Who first stepped foot on Antarctica?
Although the honour of the first step onto the Antarctic Continent is normally credited to Englishman, John Davis, this has been disputed.
In 1893, Svend Foyn, a Norwegian shipping magnate funded Henryk Bull, a Norwegian living in Australia, to organise a voyage to find whaling grounds in the Ross Sea.
Carsten Borchgrevink, also a Norwegian settler in Australia, joined the expedition. Borchgrevink would later become famous leading the first expedition to over-winter on the Antarctic mainland (the Southern Cross Expedition).
On 24 January, 1895, Bull’s ship, the Antarctic, approached the area of Cape Adare. A boat was lowered to take advantage of the good weather and Leonard Kristensen (the captain), Alexander Von Tunzelmann (A 17 year old New Zealander), Carsten Borchgrevink, Henryk Bull, and two or three other crew members made a landing.
Henryk wrote in his journal, ‘I was sitting foremost in the boat, and jumped ashore as the boat struck, saying “I have then the honour of being the first man who has ever put foot on South Victoria Land.”’ So Henryk Bull is sometimes said to be the first confirmed person to step onto the Antarctic mainland.
However, Borchgrevink claimed in a later magazine article that ‘as soon as the order was given to stop pulling the oars, I jumped over the side of the boat… being the first man on shore, and relieving the boat of my weight, thus enabling her to approach land near enough to allow the captain to join ashore dry-shod.’ So does that make Borchgrevink the first?
To add to the confusion the New Zealander, Alexander Von Tunzelmann, maintained that he was in the bow and jumped ashore to steady the boat for Bull to disembark. Up to his death in 1957 Von Tunzelmann maintained that he had been the first ashore.
Perhaps to give Von Tunzelmann’s claim some legitimacy, in 1998, the New Zealand government officially named the place Von Tunzelmann landed as Von Tunzelmann Point.
So who was the first person to set foot on Antarctica? It probably doesn’t matter but if communication had been better back then it would have made front page news. It was the equivalent of landing on the moon, so remote was the Antarctic continent and difficult to get to.
The Southern Cross Expedition
On 17 February 1899, Norwegian Carl Borchgrevink’s British Antarctic (Southern Cross) Expedition landed at Cape Adare, one of the most inhospitable sites on earth, and set up base.

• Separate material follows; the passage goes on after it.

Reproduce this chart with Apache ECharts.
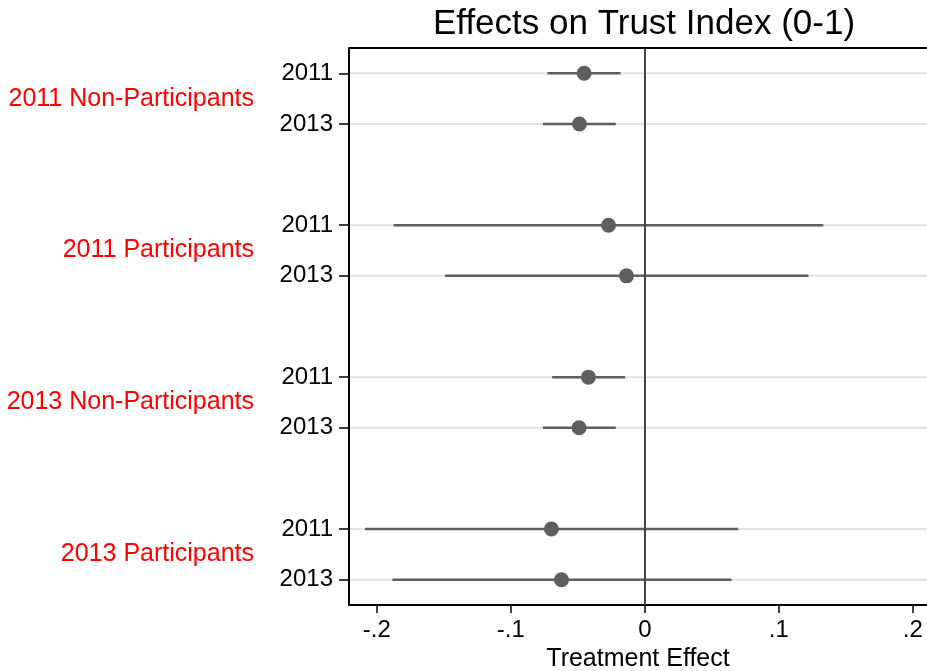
<!DOCTYPE html>
<html>
<head>
<meta charset="utf-8">
<script src="https://cdn.jsdelivr.net/npm/echarts@6/dist/echarts.min.js"></script>
<style>html,body{margin:0;padding:0;background:#fff}#c{width:927px;height:671px}</style>
</head>
<body>
<div id="c"></div>
<script>
// Row slots (top to bottom); '' marks the empty spacer slots between groups
const rowLabels = ['2011','2013','','2011','2013','','2011','2013','','2011','2013'];
const groupNames = ['2011 Non-Participants','2011 Participants','2013 Non-Participants','2013 Participants'];
// row index of each estimate (slot index)
const rowSlots = [0,1,3,4,6,7,9,10];
const estimates = [-0.0453,-0.0488,-0.0271,-0.0137,-0.0421,-0.0491,-0.0697,-0.0622];
const ciLow     = [-0.0727,-0.0760,-0.1875,-0.1491,-0.0692,-0.0760,-0.2089,-0.1884];
const ciHigh    = [-0.0181,-0.0217, 0.1332, 0.1222,-0.0147,-0.0217, 0.0697, 0.0647];
const xTicks = [-0.2,-0.1,0,0.1,0.2];
const xMin = -0.2208, xMax = 0.2106;

const font = '"Liberation Sans", Arial, sans-serif';
const gray = '#5e5e5e';

const pointData = rowSlots.map((s,i)=>[estimates[i], s]);
const ciData = rowSlots.map((s,i)=>[ciLow[i], ciHigh[i], s]);
const gridData = rowSlots.map(s=>[s]);
const groupData = groupNames.map((g,i)=>[rowSlots[2*i], rowSlots[2*i+1], g]);

const chart = echarts.init(document.getElementById('c'), null, {renderer:'canvas'});
chart.setOption({
  animation:false,
  backgroundColor:'#fff',
  title:{text:'Effects on Trust Index (0-1)', left:639, top:2, textAlign:'center',
    textStyle:{fontFamily:font, fontSize:35, fontWeight:'normal', color:'#000'}},
  grid:{left:349, top:48, right:0, bottom:66, show:false, containLabel:false, outerBoundsMode:'none'},
  xAxis:{type:'value', min:xMin, max:xMax,
    axisLine:{show:true, onZero:false, lineStyle:{color:'#000', width:2}},
    axisTick:{show:true, length:8, customValues:xTicks, lineStyle:{color:'#000', width:1.5}},
    axisLabel:{customValues:xTicks, fontFamily:font, fontSize:24, color:'#000', margin:13,
      formatter:v=>{ if(Math.abs(v)<1e-9) return '0'; return (v<0?'-':'')+Math.abs(v).toFixed(1).replace(/^0/,''); }},
    splitLine:{show:false},
    name:'Treatment Effect', nameLocation:'middle', nameGap:40,
    nameTextStyle:{fontFamily:font, fontSize:25, color:'#000'}
  },
  yAxis:{type:'category', data:rowLabels, inverse:true, boundaryGap:true,
    axisLine:{show:true, onZero:false, lineStyle:{color:'#000', width:2}},
    axisTick:{show:true, alignWithLabel:true, length:10, interval:(i,v)=>v!=='', lineStyle:{color:'#000', width:1.5}},
    axisLabel:{fontFamily:font, fontSize:24, color:'#000', margin:16, interval:0},
    splitLine:{show:false}
  },
  graphic:[{type:'line', shape:{x1:349, y1:48, x2:927, y2:48}, style:{stroke:'#000', lineWidth:2}, z:100}],
  series:[
    {type:'custom', data:gridData, z:1, silent:true,
      renderItem:(p,api)=>{
        const y = api.coord([0, api.value(0)])[1];
        const cs = p.coordSys;
        return {type:'line', shape:{x1:cs.x+1, y1:y, x2:cs.x+cs.width, y2:y}, style:{stroke:'#e2e2e2', lineWidth:2}};
      },
      encode:{y:0}
    },
    {type:'custom', data:groupData, z:5, silent:true,
      renderItem:(p,api)=>{
        const y1 = api.coord([0, api.value(0)])[1];
        const y2 = api.coord([0, api.value(1)])[1];
        return {type:'text', x:254, y:(y1+y2)/2,
          style:{text:groupData[p.dataIndex][2], fill:'#ff0000', font:'25px '+font, align:'right', verticalAlign:'middle'}};
      },
      encode:{y:[0,1]}
    },
    {type:'custom', data:ciData, z:3, silent:true,
      renderItem:(p,api)=>{
        const a = api.coord([api.value(0), api.value(2)]);
        const b = api.coord([api.value(1), api.value(2)]);
        return {type:'line', shape:{x1:a[0], y1:a[1], x2:b[0], y2:b[1]}, style:{stroke:gray, lineWidth:2.5}};
      },
      encode:{x:[0,1], y:2}
    },
    {type:'scatter', data:pointData, z:4, symbol:'circle', symbolSize:15,
      itemStyle:{color:gray, opacity:1},
      markLine:{silent:true, symbol:'none', label:{show:false},
        lineStyle:{color:'#444', width:2, type:'solid'},
        data:[{xAxis:0}]}
    }
  ]
});
</script>
</body>
</html>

Carsten Borchgrevink was a difficult personality and managed to pretty much alienate every individual on his ‘Southern Cross’ expedition to Antarctica (1897-1900) but for all his failings as a leader he should be respected for his vision and bravery in taking the first private British expedition to the continent.
The Southern Cross Expedition was the first expedition to overwinter on the Antarctic mainland (see Adrien de Gerlache for the first expedition to overwinter in the sea ice), the first to use dogs and sledges, and they also made a series of geographical discoveries, mapped the Cape Adare region, made sledging journeys over the sea ice, and completed a ski journey to a point further south than anyone had previously reached. More importantly they proved that people could survive the long Antarctic winter living on the continent itself. The ten men spent the last winter of the century living in a tiny, cramped hut perched on the edge of a narrow wind-swept spit, surrounded by towering cliffs at remote Cape Adare at the northern reaches of the Ross Sea.. Borchgrevink’s Hut, which they built for shelter at Cape Evans, is the only example of the first building on any continent still standing and later expeditions based their activities on what Borchgrevink had discovered.